## [Rows]
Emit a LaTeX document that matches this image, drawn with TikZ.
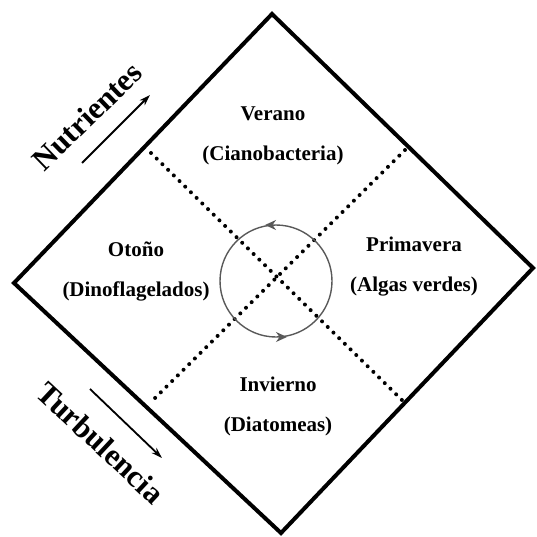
\documentclass[tikz,border=0pt]{standalone}
\usepackage{fontspec}
\setmainfont{Liberation Serif}
\usetikzlibrary{arrows.meta,decorations.markings}

\tikzset{
  borde/.style={line width=4pt, line join=miter},
  puntos/.style={line width=4pt, line cap=round, dash pattern=on 0pt off 8pt},
  estacion/.style={align=center, font=\fontsize{21}{40}\selectfont\bfseries},
  eje/.style={font=\fontsize{31}{36}\selectfont\bfseries},
  flecha/.style={line width=1.8pt, -{Stealth[length=11pt,width=7pt]}},
}

\begin{document}
\begin{tikzpicture}[x=1pt, y=-1pt]
  \useasboundingbox (0,0) rectangle (536,537);
  \def\r{56}
  % rombo
  \coordinate (T) at (272,14);
  \coordinate (R) at (533,268);
  \coordinate (B) at (281,533);
  \coordinate (L) at (14,283);
  \draw[borde] (T) -- (R) -- (B) -- (L) -- cycle;
  % diagonales punteadas
  \coordinate (no) at (151,153);
  \coordinate (ne) at (405,150);
  \coordinate (se) at (407,405);
  \coordinate (so) at (150,403);
  \draw[puntos] (no) -- (se);
  \draw[puntos] (ne) -- (so);
  % ciclo
  \draw[gray!70!black, line width=1.4pt, postaction={decorate},
    decoration={markings,
      mark=at position 0.25 with {\arrow{Stealth[length=11pt,width=10pt,reversed]}},
      mark=at position 0.75 with {\arrow{Stealth[length=11pt,width=10pt,reversed]}}}]
    (276,281) circle [radius=\r];
  % estaciones
  \foreach \nombre/\x/\y/\texto in {verano/273/136/{Verano\\(Cianobacteria)},
      otono/136/271/{Otoño\\(Dinoflagelados)},
      primavera/414/267/{Primavera\\(Algas verdes)},
      invierno/278/406/{Invierno\\(Diatomeas)}} {
    \node[estacion] (\nombre) at (\x,\y) {\texto};
  }
  % ejes
  \node[eje, rotate=44] (nut) at (87,116) {Nutrientes};
  \node[eje, rotate=-43] (tur) at (101,443) {Turbulencia};
  \coordinate (n1) at (82,163);
  \coordinate (n2) at (150,95);
  \coordinate (t1) at (90,389);
  \coordinate (t2) at (162,458);
  \draw[flecha] (n1) -- (n2);
  \draw[flecha] (t1) -- (t2);
\end{tikzpicture}
\end{document}
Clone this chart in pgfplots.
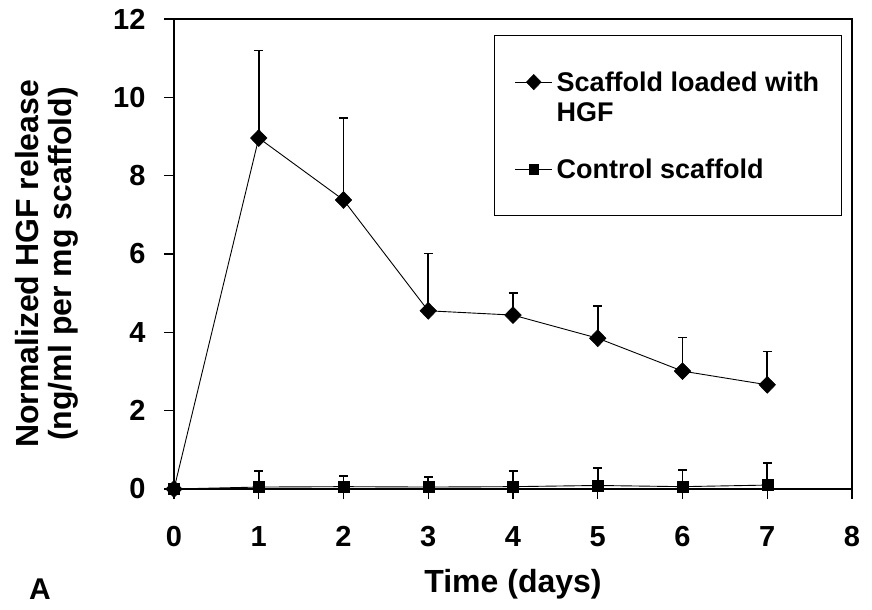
\documentclass[border=0pt]{standalone}
\usepackage{pgfplots}
\pgfplotsset{compat=1.18}
\usepackage{fontspec}
\setmainfont{Liberation Sans}
\pgfplotstableread{
x y e
0 0 0
1 8.96 2.24
2 7.38 2.09
3 4.55 1.46
4 4.44 0.57
5 3.85 0.82
6 3.01 0.86
7 2.66 0.85
}\scaffold
\pgfplotstableread{
x y e
0 0 0
1 0.05 0.41
2 0.06 0.27
3 0.05 0.25
4 0.06 0.40
5 0.09 0.44
6 0.06 0.42
7 0.10 0.56
}\control
\begin{document}
\begin{tikzpicture}
\begin{axis}[
  name=ax,
  scale only axis,
  width=678pt, height=470pt,
  xmin=0, xmax=8, ymin=0, ymax=12,
  xtick={0,1,...,8}, ytick={0,2,...,12},
  tick pos=left,
  tick align=outside,
  major tick length=10pt,
  tick style={line width=1.2pt, black},
  axis line style={line width=1.2pt, black},
  clip=false,
  /pgf/number format/assume math mode=true,
  tick label style={font=\fontsize{29}{34}\selectfont\bfseries},
  xticklabel shift=24pt,
  yticklabel shift=15pt,
  label style={font=\fontsize{32}{33}\selectfont\bfseries},
  xlabel={Time (days)},
  xlabel style={at={(axis description cs:0.5,-0.221)}, anchor=base},
  ylabel={Normalized HGF release\\(ng/ml per mg scaffold)},
  ylabel style={align=center, at={(axis description cs:-0.188,0.479)}, anchor=center},
  legend style={at={(axis description cs:0.985,0.966)}, anchor=north east,
    draw=black, line width=1.2pt,
    font=\fontsize{27}{30}\selectfont\bfseries,
    inner xsep=20pt, inner ysep=34pt,
    row sep=62pt, column sep=2pt,
    cells={anchor=west}},
  legend image code/.code={
    \draw[#1, mark repeat=2, mark phase=2, every mark/.append style={scale=0.9}]
      plot coordinates {(0pt,0pt)(18.5pt,0pt)(37pt,0pt)};
  },
]
\addplot[black, line width=0.9pt, mark=diamond*, mark size=8.5pt,
  mark options={solid, fill=black, xscale=1.3, line width=0.5pt},
  error bars/.cd, y dir=plus, y explicit,
  error bar style={line width=1.6pt, black},
  error mark options={rotate=90, black, mark size=4.5pt, line width=1.6pt}]
  table[x=x, y=y, y error=e] {\scaffold};
\addlegendentry{\rlap{\smash{\raisebox{-30pt}{HGF}}}Scaffold loaded with}
\addplot[black, line width=0.9pt, mark=square*, mark size=5.5pt,
  mark options={solid, fill=black, line width=0.5pt},
  error bars/.cd, y dir=plus, y explicit,
  error bar style={line width=1.6pt, black},
  error mark options={rotate=90, black, mark size=4.5pt, line width=1.6pt}]
  table[x=x, y=y, y error=e] {\control};
\addlegendentry{Control scaffold}
\end{axis}
\node[anchor=north west, inner sep=0pt, font=\fontsize{30}{30}\selectfont\bfseries]
  at ([shift={(-145pt,-90pt)}]ax.south west) {A};
\pgfresetboundingbox
\path[use as bounding box] ([shift={(-174pt,-120pt)}]ax.south west) rectangle ([shift={(20pt,19pt)}]ax.north east);
\end{tikzpicture}
\end{document}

## [The task]
Drop the images and quote the entries word for word.

## [Exercise result]
Emit a LaTeX document that matches this image, drawn with TikZ.
\documentclass[tikz,border=0pt]{standalone}
\usepackage{fontspec}
\setmainfont{Liberation Serif}
\usetikzlibrary{arrows.meta,decorations.markings}

\tikzset{
  borde/.style={line width=4pt, line join=miter},
  puntos/.style={line width=4pt, line cap=round, dash pattern=on 0pt off 8pt},
  estacion/.style={align=center, font=\fontsize{21}{40}\selectfont\bfseries},
  eje/.style={font=\fontsize{31}{36}\selectfont\bfseries},
  flecha/.style={line width=1.8pt, -{Stealth[length=11pt,width=7pt]}},
}

\begin{document}
\begin{tikzpicture}[x=1pt, y=-1pt]
  \useasboundingbox (0,0) rectangle (536,537);
  \def\r{56}
  % rombo
  \coordinate (T) at (272,14);
  \coordinate (R) at (533,268);
  \coordinate (B) at (281,533);
  \coordinate (L) at (14,283);
  \draw[borde] (T) -- (R) -- (B) -- (L) -- cycle;
  % diagonales punteadas
  \coordinate (no) at (151,153);
  \coordinate (ne) at (405,150);
  \coordinate (se) at (407,405);
  \coordinate (so) at (150,403);
  \draw[puntos] (no) -- (se);
  \draw[puntos] (ne) -- (so);
  % ciclo
  \draw[gray!70!black, line width=1.4pt, postaction={decorate},
    decoration={markings,
      mark=at position 0.25 with {\arrow{Stealth[length=11pt,width=10pt,reversed]}},
      mark=at position 0.75 with {\arrow{Stealth[length=11pt,width=10pt,reversed]}}}]
    (276,281) circle [radius=\r];
  % estaciones
  \foreach \nombre/\x/\y/\texto in {verano/273/136/{Verano\\(Cianobacteria)},
      otono/136/271/{Otoño\\(Dinoflagelados)},
      primavera/414/267/{Primavera\\(Algas verdes)},
      invierno/278/406/{Invierno\\(Diatomeas)}} {
    \node[estacion] (\nombre) at (\x,\y) {\texto};
  }
  % ejes
  \node[eje, rotate=44] (nut) at (87,116) {Nutrientes};
  \node[eje, rotate=-43] (tur) at (101,443) {Turbulencia};
  \coordinate (n1) at (82,163);
  \coordinate (n2) at (150,95);
  \coordinate (t1) at (90,389);
  \coordinate (t2) at (162,458);
  \draw[flecha] (n1) -- (n2);
  \draw[flecha] (t1) -- (t2);
\end{tikzpicture}
\end{document}
Clone this chart in pgfplots.
\documentclass[border=0pt]{standalone}
\usepackage{pgfplots}
\pgfplotsset{compat=1.18}
\usepackage{fontspec}
\setmainfont{Liberation Sans}
\pgfplotstableread{
x y e
0 0 0
1 8.96 2.24
2 7.38 2.09
3 4.55 1.46
4 4.44 0.57
5 3.85 0.82
6 3.01 0.86
7 2.66 0.85
}\scaffold
\pgfplotstableread{
x y e
0 0 0
1 0.05 0.41
2 0.06 0.27
3 0.05 0.25
4 0.06 0.40
5 0.09 0.44
6 0.06 0.42
7 0.10 0.56
}\control
\begin{document}
\begin{tikzpicture}
\begin{axis}[
  name=ax,
  scale only axis,
  width=678pt, height=470pt,
  xmin=0, xmax=8, ymin=0, ymax=12,
  xtick={0,1,...,8}, ytick={0,2,...,12},
  tick pos=left,
  tick align=outside,
  major tick length=10pt,
  tick style={line width=1.2pt, black},
  axis line style={line width=1.2pt, black},
  clip=false,
  /pgf/number format/assume math mode=true,
  tick label style={font=\fontsize{29}{34}\selectfont\bfseries},
  xticklabel shift=24pt,
  yticklabel shift=15pt,
  label style={font=\fontsize{32}{33}\selectfont\bfseries},
  xlabel={Time (days)},
  xlabel style={at={(axis description cs:0.5,-0.221)}, anchor=base},
  ylabel={Normalized HGF release\\(ng/ml per mg scaffold)},
  ylabel style={align=center, at={(axis description cs:-0.188,0.479)}, anchor=center},
  legend style={at={(axis description cs:0.985,0.966)}, anchor=north east,
    draw=black, line width=1.2pt,
    font=\fontsize{27}{30}\selectfont\bfseries,
    inner xsep=20pt, inner ysep=34pt,
    row sep=62pt, column sep=2pt,
    cells={anchor=west}},
  legend image code/.code={
    \draw[#1, mark repeat=2, mark phase=2, every mark/.append style={scale=0.9}]
      plot coordinates {(0pt,0pt)(18.5pt,0pt)(37pt,0pt)};
  },
]
\addplot[black, line width=0.9pt, mark=diamond*, mark size=8.5pt,
  mark options={solid, fill=black, xscale=1.3, line width=0.5pt},
  error bars/.cd, y dir=plus, y explicit,
  error bar style={line width=1.6pt, black},
  error mark options={rotate=90, black, mark size=4.5pt, line width=1.6pt}]
  table[x=x, y=y, y error=e] {\scaffold};
\addlegendentry{\rlap{\smash{\raisebox{-30pt}{HGF}}}Scaffold loaded with}
\addplot[black, line width=0.9pt, mark=square*, mark size=5.5pt,
  mark options={solid, fill=black, line width=0.5pt},
  error bars/.cd, y dir=plus, y explicit,
  error bar style={line width=1.6pt, black},
  error mark options={rotate=90, black, mark size=4.5pt, line width=1.6pt}]
  table[x=x, y=y, y error=e] {\control};
\addlegendentry{Control scaffold}
\end{axis}
\node[anchor=north west, inner sep=0pt, font=\fontsize{30}{30}\selectfont\bfseries]
  at ([shift={(-145pt,-90pt)}]ax.south west) {A};
\pgfresetboundingbox
\path[use as bounding box] ([shift={(-174pt,-120pt)}]ax.south west) rectangle ([shift={(20pt,19pt)}]ax.north east);
\end{tikzpicture}
\end{document}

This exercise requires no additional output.